■ **DIRECTIVE**
Extract word for word the lines of the listing from its start to the line holding "const stepMinutes = 5;", both ends kept; pictures are not part of the copy.
──────── PROVIDED DATA
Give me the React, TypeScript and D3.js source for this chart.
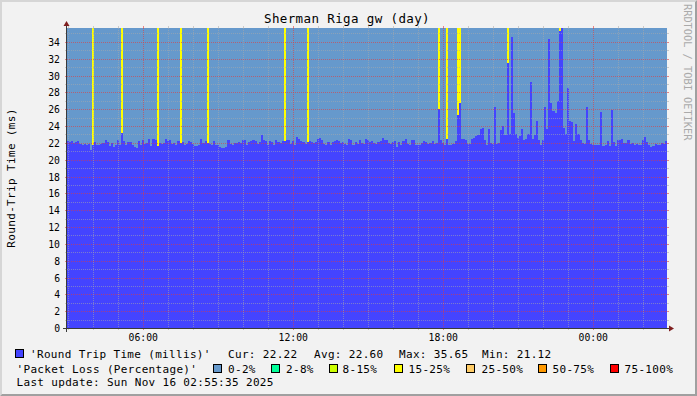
import React from "react";
import * as d3 from "d3";

// ---------- data ----------
const startTime = new Date(2025, 10, 15, 2, 57, 0);
const stepMinutes = 5;

// Round trip time (ms), one value per 5-minute slot, 24 hours
const rttMillis: number[] = [
  // 02:57 - 08:57
  22.2, 22.1, 22.2, 22.0, 22.1, 22.2, 21.9, 21.8, 21.9, 21.8, 21.9, 21.12,
  21.7, 22.1, 21.8, 21.8, 21.9, 22.0, 22.3, 22.1, 21.6, 22.0, 21.5, 21.8,
  22.4, 21.7, 23.2, 22.2, 21.7, 22.1, 22.1, 21.8, 21.5, 21.4, 22.2, 21.8,
  22.3, 21.9, 22.0, 22.5, 21.6, 22.5, 22.3, 21.6, 22.0, 21.9, 22.0, 22.5,
  22.2, 22.3, 21.9, 22.0, 21.8, 22.2, 22.0, 22.1, 21.8, 21.9, 22.2, 22.1,
  21.9, 21.6, 21.6, 21.8, 22.5, 22.0, 22.2, 22.0, 21.9, 21.8, 22.2, 21.7,
  // 08:57 - 14:57
  21.7, 21.5, 21.4, 21.4, 21.5, 22.4, 21.9, 21.7, 22.0, 22.0, 22.1, 22.0,
  22.4, 22.4, 21.8, 22.1, 22.2, 22.3, 22.2, 21.9, 22.1, 22.9, 22.3, 22.2,
  21.8, 22.2, 22.1, 21.8, 22.3, 22.1, 22.0, 22.2, 22.2, 22.4, 22.3, 21.9,
  22.2, 21.8, 22.7, 22.5, 22.2, 22.1, 21.9, 22.1, 22.2, 22.1, 22.0, 22.1,
  22.5, 22.6, 22.4, 21.9, 21.8, 22.1, 21.7, 22.1, 22.2, 22.3, 22.2, 22.0,
  22.1, 21.9, 21.8, 22.5, 22.4, 21.8, 22.1, 21.9, 22.4, 22.0, 21.9, 22.5,
  // 14:57 - 18:57
  22.4, 22.1, 22.2, 22.0, 21.9, 22.1, 22.2, 22.6, 22.3, 22.4, 22.0, 21.9,
  22.1, 22.2, 21.5, 22.1, 21.7, 22.2, 22.5, 21.9, 21.8, 22.4, 22.3, 21.8,
  21.7, 21.8, 22.0, 22.2, 22.1, 21.9, 22.0, 22.2, 21.9, 22.0, 26.0, 22.4,
  22.0, 21.8, 22.5, 21.8, 21.8, 21.9, 22.2, 25.3, 26.7, 22.5, 22.5, 22.4,
  // 18:57 - 22:57
  21.9, 21.9, 22.5, 22.6, 22.8, 22.9, 23.6, 23.8, 22.3, 21.8, 23.6, 22.0,
  21.9, 26.3, 21.9, 22.0, 23.5, 24.0, 22.9, 31.45, 23.1, 34.6, 25.5, 23.0,
  22.6, 22.8, 23.7, 22.3, 22.5, 23.0, 29.2, 22.5, 22.9, 24.6, 22.4, 21.8,
  22.4, 26.3, 23.6, 34.4, 26.7, 25.8, 25.5, 27.0, 35.3, 35.65, 23.8, 23.0,
  // 22:57 - 02:57
  28.5, 24.55, 24.45, 22.2, 24.2, 23.0, 22.4, 22.0, 21.9, 26.3, 22.3, 21.9,
  21.7, 21.8, 21.8, 21.8, 25.7, 21.6, 21.8, 22.2, 21.6, 25.9, 22.1, 21.6,
  22.3, 22.3, 22.5, 22.0, 22.0, 22.3, 21.9, 22.0, 21.8, 21.9, 21.7, 21.8,
  22.4, 22.7, 22.1, 21.8, 21.5, 21.6, 21.9, 21.7, 21.8, 22.0, 21.9, 22.22,
];

// Slots with packet loss (slot index) and the loss percentage
const lossSlots: number[] = [12, 26, 43, 54, 67, 104, 115, 178, 182, 187, 188, 211, 236];
const lossPercent: number[] = [20, 20, 20, 20, 20, 20, 20, 20, 20, 20, 20, 20, 20];

const lossBandLabels: string[] = ["0-2%", "2-8%", "8-15%", "15-25%", "25-50%", "50-75%", "75-100%"];
const lossBandUpper: number[] = [2, 8, 15, 25, 50, 75, 100];

const statNames: string[] = ["Cur", "Avg", "Max", "Min"];
const statValues: number[] = [22.22, 22.6, 35.65, 21.12];

const titleText = "Sherman Riga gw (day)";
const yAxisTitle = "Round-Trip Time (ms)";
const rttLegend = "'Round Trip Time (millis)'";
const lossLegend = "'Packet Loss (Percentage)'";
const lastUpdate = "Last update: Sun Nov 16 02:55:35 2025";
const watermark = "RRDTOOL / TOBI OETIKER";

// ---------- styles ----------
const W = 697;
const H = 396;
const X0 = 67;
const X1 = 667;
const Y0 = 328;
const Y1 = 28;
const FONT = "'DejaVu Sans Mono', monospace";
const RTT_COLOR = "#4444FF";
const BAND_COLORS = ["#6699CC", "#00FF99", "#CCFF00", "#FFFF00", "#FFCC66", "#FF9900", "#FF0000"];
const GRID = "rgba(170,170,170,0.55)";
const MGRID = "rgba(225,60,60,0.6)";
const AXIS = "#3a3a3a";
const ARROW = "#7f1f1f";

const statX = [228, 314, 399, 482];
const bandBoxX = [213.5, 271.5, 329.5, 394.5, 466.5, 538.5, 610.5];
const bandTextX = [228, 286, 342.5, 408.5, 481.5, 552.5, 624.5];

export default function App() {
  const endTime = d3.timeMinute.offset(startTime, 24 * 60);
  const x = d3.scaleTime().domain([startTime, endTime]).range([X0, X1]);
  const yMax = d3.max(rttMillis) as number;
  const y = d3.scaleLinear().domain([0, yMax]).range([Y0, Y1]);
  const slotTime = (i: number) => d3.timeMinute.offset(startTime, i * stepMinutes);

  const lossBySlot = new Map<number, number>();
  lossSlots.forEach((s, k) => lossBySlot.set(s, lossPercent[k]));
  const bandIndex = (p: number) => {
    const k = lossBandUpper.findIndex((u) => p < u);
    return k < 0 ? lossBandUpper.length - 1 : k;
  };

  const slots = rttMillis.map((v, i) => {
    const xa = Math.round(x(slotTime(i)));
    const xb = Math.round(x(slotTime(i + 1)));
    const yt = Math.round(y(v));
    const loss = lossBySlot.get(i) ?? 0;
    return { i, xa, w: xb - xa, yt, color: BAND_COLORS[bandIndex(loss)] };
  });

  const hGrid = d3.range(1, Math.floor(yMax) + 1);
  const yLabels = d3.range(0, Math.floor(yMax) + 1, 2);
  const hours = d3.timeHour.range(startTime, endTime);
  const fmt = d3.timeFormat("%H:%M");

  return (
    <>
      <style>{`body{margin:0;}`}</style>
      <svg width={W} height={H} xmlns="http://www.w3.org/2000/svg" style={{ display: "block" }} fontFamily={FONT}>
        <rect x={0} y={0} width={W} height={H} fill="#F2F2F2" />
        {/* bevel */}
        <polygon points={`0,${H} 2,${H - 2} 2,2 ${W - 2},2 ${W},0 0,0`} fill="#D6D6D6" />
        <polygon points={`2,${H - 2} ${W - 2},${H - 2} ${W - 2},2 ${W},0 ${W},${H} 0,${H}`} fill="#A0A0A0" />

        {/* title */}
        <text x={347} y={23} textAnchor="middle" fontSize={12.5} letterSpacing={0.38} fill="#000">
          {titleText}
        </text>

        {/* loss (background stack) and RTT */}
        <g shapeRendering="crispEdges">
          {slots.map((s) => (
            <rect key={"l" + s.i} x={s.xa} y={Y1} width={s.w} height={s.yt - Y1} fill={s.color} />
          ))}
          {slots.map((s) => (
            <rect key={"r" + s.i} x={s.xa} y={s.yt} width={s.w} height={Y0 - s.yt} fill={RTT_COLOR} />
          ))}
        </g>

        {/* horizontal grid */}
        <g shapeRendering="crispEdges">
          {hGrid.map((v) => {
            const yy = Math.round(y(v)) + 0.5;
            const c = v % 2 === 0 ? MGRID : GRID;
            return (
              <g key={"h" + v}>
                <line x1={X0 - 2} x2={X0} y1={yy} y2={yy} stroke={c} />
                <line x1={X1} x2={X1 + 2} y1={yy} y2={yy} stroke={c} />
                <line x1={X0} x2={X1} y1={yy} y2={yy} stroke={c} strokeDasharray="1 1" />
              </g>
            );
          })}
          {hours.map((h) => {
            const xx = Math.round(x(h)) + 0.5;
            const c = h.getHours() % 6 === 0 ? MGRID : GRID;
            return (
              <g key={"v" + h.getTime()}>
                <line x1={xx} x2={xx} y1={Y1 - 2} y2={Y1} stroke={c} />
                <line x1={xx} x2={xx} y1={Y0} y2={Y0 + 2} stroke={c} />
                <line x1={xx} x2={xx} y1={Y1} y2={Y0} stroke={c} strokeDasharray="1 1" />
              </g>
            );
          })}
        </g>

        {/* y labels */}
        {yLabels.map((v) => (
          <text key={"yl" + v} x={60} y={Math.round(y(v)) + 4} textAnchor="end" fontSize={9.75} fill="#000">
            {v}
          </text>
        ))}
        {/* x labels */}
        {hours
          .filter((h) => h.getHours() % 6 === 0)
          .map((h) => (
            <text key={"xl" + h.getTime()} x={x(h)} y={341} textAnchor="middle" fontSize={9.75} fill="#000">
              {fmt(h)}
            </text>
          ))}

        {/* axes */}
        <g shapeRendering="crispEdges">
          <line x1={X0 - 4} x2={X1 + 4} y1={Y0 + 0.5} y2={Y0 + 0.5} stroke={AXIS} />
          <line x1={X0 - 0.5} x2={X0 - 0.5} y1={Y0 + 4} y2={Y1 - 4} stroke={AXIS} />
        </g>
        <polygon points={`${X1 + 2},${Y0 - 2.5} ${X1 + 2},${Y0 + 3.5} ${X1 + 7},${Y0 + 0.5}`} fill={ARROW} />
        <polygon points={`${X0 - 3.5},${Y1 - 2} ${X0 + 2.5},${Y1 - 2} ${X0 - 0.5},${Y1 - 7}`} fill={ARROW} />

        {/* y axis title */}
        <text
          transform={`translate(15,${(Y0 + Y1) / 2}) rotate(-90)`}
          textAnchor="middle"
          fontSize={11}
          letterSpacing={0.35}
          fill="#000"
        >
          {yAxisTitle}
        </text>

        {/* watermark */}
        <text transform={`translate(684,4) rotate(90)`} fontSize={10.3} fill="#AAAAAA">
          {watermark}
        </text>

        {/* legend */}
        <g fontSize={11} letterSpacing={0.33} fill="#000">
          <rect x={15.5} y={349.5} width={8} height={8} fill={RTT_COLOR} stroke="#000" />
          <text x={30} y={357.5}>{rttLegend}</text>
          {statNames.map((n, k) => (
            <text key={n} x={statX[k]} y={357.5}>
              {`${n}: ${statValues[k].toFixed(2)}`}
            </text>
          ))}
          <text x={16.5} y={372.5}>{lossLegend}</text>
          {lossBandLabels.map((lab, k) => (
            <g key={lab}>
              <rect x={bandBoxX[k]} y={364.5} width={8} height={8} fill={BAND_COLORS[k]} stroke="#000" />
              <text x={bandTextX[k]} y={372.5}>{lab}</text>
            </g>
          ))}
          <text x={16.5} y={386}>{lastUpdate}</text>
        </g>
      </svg>
    </>
  );
}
────────────────
■ **ANSWER IN FULL**
Give me the React, TypeScript and D3.js source for this chart.
import React from "react";
import * as d3 from "d3";

// ---------- data ----------
const startTime = new Date(2025, 10, 15, 2, 57, 0);
const stepMinutes = 5;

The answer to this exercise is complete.